- Directed by: Garibaldi Serra Caracciolo
- Screenplay by: Alessandro Santini; Antonio Casale; Garibaldi Serra Caracciolo;
- Produced by: Felice Falvo; Arturo Giorni; Alessandro Santini;
- Starring: Stefania Menchinelli; Nando Angelini; Armando Guarnieri; Bruna Baini;
- Cinematography: Aldo Greci
- Edited by: Mariano Arditi
- Music by: Leopoldo Perez Bonsignore
- Release date: 18 August 1965 (Italy);
- Running time: 77 minutes
- Country: Italy
- Budget: ₤40 million

= The Seventh Grave =

The Seventh Grave (La settima tomba) is a 1965 Italian horror film directed by Garibaldi Serra Caracciolo.

==Production==
The Seventh Grave was produced by F.G.S. International Pictures, a company founded in December 1964 by Felice Falvo, Arturo Giorni and Alessandro Santini.

Santini also wrote the story and screenplay with director Garibaldia Serra Caracciolo and actor Antonio Casale. The film was shot in three and a half weeks at Balsorano castle and Olimpia Studios in Rome from February to March 1965. The films budget was around 40 million Italian lire.

==Release==
A photonovel of the film was published in issue 52 of the Malìa in May 1965 while the film was released on 18 August 1965. In 1968, Fortuanato Misiano's company Romana Cinematografica bought the rights from the producers and attempted to get the subsidies from 1965's Corona law.
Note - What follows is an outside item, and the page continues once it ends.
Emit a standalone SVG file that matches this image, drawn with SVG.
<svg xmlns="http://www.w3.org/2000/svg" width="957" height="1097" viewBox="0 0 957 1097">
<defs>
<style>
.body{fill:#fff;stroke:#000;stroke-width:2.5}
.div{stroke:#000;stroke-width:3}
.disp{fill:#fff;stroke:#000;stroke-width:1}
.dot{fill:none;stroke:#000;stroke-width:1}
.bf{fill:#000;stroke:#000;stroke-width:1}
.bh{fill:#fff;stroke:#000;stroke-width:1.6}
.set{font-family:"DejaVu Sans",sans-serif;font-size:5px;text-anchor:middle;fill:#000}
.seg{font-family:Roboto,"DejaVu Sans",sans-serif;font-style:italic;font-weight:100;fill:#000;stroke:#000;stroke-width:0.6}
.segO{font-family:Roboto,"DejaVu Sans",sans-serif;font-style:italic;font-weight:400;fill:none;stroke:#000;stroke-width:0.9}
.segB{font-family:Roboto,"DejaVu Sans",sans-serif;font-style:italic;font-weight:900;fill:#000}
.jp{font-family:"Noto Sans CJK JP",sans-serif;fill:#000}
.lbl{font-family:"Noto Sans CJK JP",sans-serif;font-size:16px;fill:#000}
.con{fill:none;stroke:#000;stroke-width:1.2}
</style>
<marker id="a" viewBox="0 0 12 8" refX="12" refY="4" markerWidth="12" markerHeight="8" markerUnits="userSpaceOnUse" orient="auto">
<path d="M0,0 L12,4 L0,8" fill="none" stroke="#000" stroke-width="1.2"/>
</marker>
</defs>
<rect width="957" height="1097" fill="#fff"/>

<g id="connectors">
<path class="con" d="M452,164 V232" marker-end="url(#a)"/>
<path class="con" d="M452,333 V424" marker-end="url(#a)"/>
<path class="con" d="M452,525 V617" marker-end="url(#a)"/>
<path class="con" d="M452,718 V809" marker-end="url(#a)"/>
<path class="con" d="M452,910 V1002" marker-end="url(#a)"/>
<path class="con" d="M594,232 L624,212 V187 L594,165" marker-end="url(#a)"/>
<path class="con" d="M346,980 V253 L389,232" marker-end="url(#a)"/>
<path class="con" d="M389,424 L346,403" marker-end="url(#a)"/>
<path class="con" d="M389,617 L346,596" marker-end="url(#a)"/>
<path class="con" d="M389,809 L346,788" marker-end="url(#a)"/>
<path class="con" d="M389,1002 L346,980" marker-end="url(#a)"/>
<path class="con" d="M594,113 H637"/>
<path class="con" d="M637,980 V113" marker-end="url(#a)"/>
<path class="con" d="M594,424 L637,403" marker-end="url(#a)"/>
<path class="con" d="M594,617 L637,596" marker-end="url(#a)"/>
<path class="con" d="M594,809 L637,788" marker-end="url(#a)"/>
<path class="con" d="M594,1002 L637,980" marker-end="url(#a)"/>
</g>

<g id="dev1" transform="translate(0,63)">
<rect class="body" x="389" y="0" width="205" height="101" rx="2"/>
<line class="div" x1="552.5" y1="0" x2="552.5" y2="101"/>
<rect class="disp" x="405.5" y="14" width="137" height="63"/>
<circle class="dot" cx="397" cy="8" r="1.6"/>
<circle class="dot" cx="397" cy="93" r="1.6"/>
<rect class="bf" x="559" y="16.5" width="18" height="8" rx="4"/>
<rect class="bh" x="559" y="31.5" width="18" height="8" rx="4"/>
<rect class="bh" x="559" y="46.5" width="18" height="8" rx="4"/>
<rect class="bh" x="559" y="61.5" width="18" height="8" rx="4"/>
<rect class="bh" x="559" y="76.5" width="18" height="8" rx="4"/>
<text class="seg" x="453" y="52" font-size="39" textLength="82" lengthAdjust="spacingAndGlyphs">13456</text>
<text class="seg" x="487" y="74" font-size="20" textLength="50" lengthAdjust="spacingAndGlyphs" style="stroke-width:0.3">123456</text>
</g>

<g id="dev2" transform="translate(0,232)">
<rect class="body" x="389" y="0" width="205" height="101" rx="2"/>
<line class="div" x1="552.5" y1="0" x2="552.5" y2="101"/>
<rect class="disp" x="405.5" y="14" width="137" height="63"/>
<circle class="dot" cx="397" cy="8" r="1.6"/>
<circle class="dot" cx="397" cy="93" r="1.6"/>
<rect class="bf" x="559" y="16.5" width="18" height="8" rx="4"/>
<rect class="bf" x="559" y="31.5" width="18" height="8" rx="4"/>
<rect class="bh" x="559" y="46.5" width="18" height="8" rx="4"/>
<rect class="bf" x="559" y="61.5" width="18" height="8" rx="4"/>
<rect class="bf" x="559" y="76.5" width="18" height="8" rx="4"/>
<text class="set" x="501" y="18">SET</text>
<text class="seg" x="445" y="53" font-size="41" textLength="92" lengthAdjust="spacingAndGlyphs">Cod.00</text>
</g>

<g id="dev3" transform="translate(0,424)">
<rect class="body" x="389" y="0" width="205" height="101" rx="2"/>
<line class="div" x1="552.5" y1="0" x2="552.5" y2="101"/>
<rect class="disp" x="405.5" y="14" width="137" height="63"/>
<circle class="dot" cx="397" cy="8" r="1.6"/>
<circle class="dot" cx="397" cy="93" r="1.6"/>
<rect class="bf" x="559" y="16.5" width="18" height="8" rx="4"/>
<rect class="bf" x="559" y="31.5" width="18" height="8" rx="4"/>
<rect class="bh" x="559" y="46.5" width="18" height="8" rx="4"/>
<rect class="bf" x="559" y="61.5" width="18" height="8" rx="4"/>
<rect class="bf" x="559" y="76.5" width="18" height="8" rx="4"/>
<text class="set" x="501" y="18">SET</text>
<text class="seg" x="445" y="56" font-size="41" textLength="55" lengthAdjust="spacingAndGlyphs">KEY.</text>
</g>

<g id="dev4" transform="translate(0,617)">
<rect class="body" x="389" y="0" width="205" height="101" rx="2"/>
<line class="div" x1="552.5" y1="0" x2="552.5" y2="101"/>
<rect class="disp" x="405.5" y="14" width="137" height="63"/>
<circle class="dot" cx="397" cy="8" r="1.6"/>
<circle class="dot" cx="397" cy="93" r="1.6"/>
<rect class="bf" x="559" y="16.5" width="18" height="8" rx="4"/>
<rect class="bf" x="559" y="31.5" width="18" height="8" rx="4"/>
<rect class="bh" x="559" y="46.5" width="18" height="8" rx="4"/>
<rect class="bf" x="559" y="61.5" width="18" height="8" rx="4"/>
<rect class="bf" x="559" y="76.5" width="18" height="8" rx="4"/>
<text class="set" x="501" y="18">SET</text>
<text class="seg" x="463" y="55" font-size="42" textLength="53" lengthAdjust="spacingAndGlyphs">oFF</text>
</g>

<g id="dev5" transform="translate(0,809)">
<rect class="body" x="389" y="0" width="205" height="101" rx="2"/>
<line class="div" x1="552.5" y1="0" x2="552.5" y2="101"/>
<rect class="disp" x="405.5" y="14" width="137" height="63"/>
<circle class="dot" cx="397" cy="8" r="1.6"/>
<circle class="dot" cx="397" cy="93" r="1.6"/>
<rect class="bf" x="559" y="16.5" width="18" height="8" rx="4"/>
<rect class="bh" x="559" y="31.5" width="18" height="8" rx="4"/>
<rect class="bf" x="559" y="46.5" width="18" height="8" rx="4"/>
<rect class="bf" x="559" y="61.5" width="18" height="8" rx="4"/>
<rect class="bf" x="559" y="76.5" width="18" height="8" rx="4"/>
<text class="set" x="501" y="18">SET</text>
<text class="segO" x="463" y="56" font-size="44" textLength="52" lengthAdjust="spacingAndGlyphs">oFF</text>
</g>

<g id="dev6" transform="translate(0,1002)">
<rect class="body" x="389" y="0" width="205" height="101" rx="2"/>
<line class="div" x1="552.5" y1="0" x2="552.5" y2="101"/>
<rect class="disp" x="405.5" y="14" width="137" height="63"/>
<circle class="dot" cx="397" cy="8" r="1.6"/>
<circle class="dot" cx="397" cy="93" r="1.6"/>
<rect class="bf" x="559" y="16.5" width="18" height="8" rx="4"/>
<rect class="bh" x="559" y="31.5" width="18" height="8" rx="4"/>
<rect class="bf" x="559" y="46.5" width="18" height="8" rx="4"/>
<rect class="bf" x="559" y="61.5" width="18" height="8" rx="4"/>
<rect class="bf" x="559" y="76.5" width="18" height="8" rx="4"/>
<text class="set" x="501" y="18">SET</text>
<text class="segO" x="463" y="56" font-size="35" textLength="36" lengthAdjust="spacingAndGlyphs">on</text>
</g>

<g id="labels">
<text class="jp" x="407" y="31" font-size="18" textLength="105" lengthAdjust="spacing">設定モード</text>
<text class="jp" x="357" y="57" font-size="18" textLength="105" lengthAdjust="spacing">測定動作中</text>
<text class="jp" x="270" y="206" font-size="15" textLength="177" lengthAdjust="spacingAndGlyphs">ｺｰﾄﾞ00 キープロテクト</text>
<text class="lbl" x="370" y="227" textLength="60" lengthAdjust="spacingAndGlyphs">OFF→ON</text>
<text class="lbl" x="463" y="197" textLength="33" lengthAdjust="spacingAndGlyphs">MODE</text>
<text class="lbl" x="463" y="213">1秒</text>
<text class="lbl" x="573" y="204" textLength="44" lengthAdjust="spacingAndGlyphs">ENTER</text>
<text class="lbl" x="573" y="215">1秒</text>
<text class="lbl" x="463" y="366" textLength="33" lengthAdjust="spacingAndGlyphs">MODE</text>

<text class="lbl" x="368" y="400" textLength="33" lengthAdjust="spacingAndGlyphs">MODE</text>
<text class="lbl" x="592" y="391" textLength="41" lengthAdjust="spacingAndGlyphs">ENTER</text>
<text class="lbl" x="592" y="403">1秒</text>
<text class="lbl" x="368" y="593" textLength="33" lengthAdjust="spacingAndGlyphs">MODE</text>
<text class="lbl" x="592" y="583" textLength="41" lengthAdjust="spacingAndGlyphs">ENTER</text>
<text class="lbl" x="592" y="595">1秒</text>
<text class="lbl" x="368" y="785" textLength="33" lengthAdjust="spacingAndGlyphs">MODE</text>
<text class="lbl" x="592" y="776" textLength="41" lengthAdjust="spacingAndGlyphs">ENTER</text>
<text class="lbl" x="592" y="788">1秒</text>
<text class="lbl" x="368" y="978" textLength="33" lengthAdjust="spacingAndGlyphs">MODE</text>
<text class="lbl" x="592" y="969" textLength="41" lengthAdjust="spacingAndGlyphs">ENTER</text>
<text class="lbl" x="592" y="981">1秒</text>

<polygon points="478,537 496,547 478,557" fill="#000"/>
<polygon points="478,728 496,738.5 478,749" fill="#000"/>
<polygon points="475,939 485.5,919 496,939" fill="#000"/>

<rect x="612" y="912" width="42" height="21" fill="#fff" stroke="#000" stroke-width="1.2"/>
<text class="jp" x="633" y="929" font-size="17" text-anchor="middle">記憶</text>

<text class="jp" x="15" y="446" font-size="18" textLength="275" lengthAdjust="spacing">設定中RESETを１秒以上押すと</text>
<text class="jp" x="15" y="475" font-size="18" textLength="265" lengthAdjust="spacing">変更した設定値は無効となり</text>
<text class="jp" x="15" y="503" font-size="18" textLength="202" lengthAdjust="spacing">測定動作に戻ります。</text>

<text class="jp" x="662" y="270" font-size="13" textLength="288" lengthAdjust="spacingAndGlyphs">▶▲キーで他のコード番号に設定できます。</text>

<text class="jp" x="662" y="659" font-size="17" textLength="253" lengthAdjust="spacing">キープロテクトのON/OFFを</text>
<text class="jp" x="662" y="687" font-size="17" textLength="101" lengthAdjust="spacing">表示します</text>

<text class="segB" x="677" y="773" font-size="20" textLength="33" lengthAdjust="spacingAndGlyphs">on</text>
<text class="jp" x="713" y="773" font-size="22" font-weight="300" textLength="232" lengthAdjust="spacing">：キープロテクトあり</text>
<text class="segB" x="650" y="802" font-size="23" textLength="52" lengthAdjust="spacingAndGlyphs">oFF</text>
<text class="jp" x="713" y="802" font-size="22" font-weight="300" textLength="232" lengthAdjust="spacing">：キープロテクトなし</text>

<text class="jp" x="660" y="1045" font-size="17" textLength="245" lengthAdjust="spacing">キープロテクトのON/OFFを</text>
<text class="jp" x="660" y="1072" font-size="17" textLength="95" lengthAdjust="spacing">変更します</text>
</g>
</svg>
The film was rejected by the Ministerial commission who unanimously decided that the "technical eligibility and sufficient artistic, culture and spectacular qualities" that the law demanded were not present.

==Reception==
Roberto Curti, author of Italian Gothic Horror Films, 1957-1969 noted the films amateur qualities such as breaking the 180 degree rule and lacking continuity between shots and that "lighting was passable at best". The script was described as one that "haphazardly assembles a bunch of Gothic stereotypes" and that the plot, the production clearly saw The Cat and the Canary (1927) "one too many times".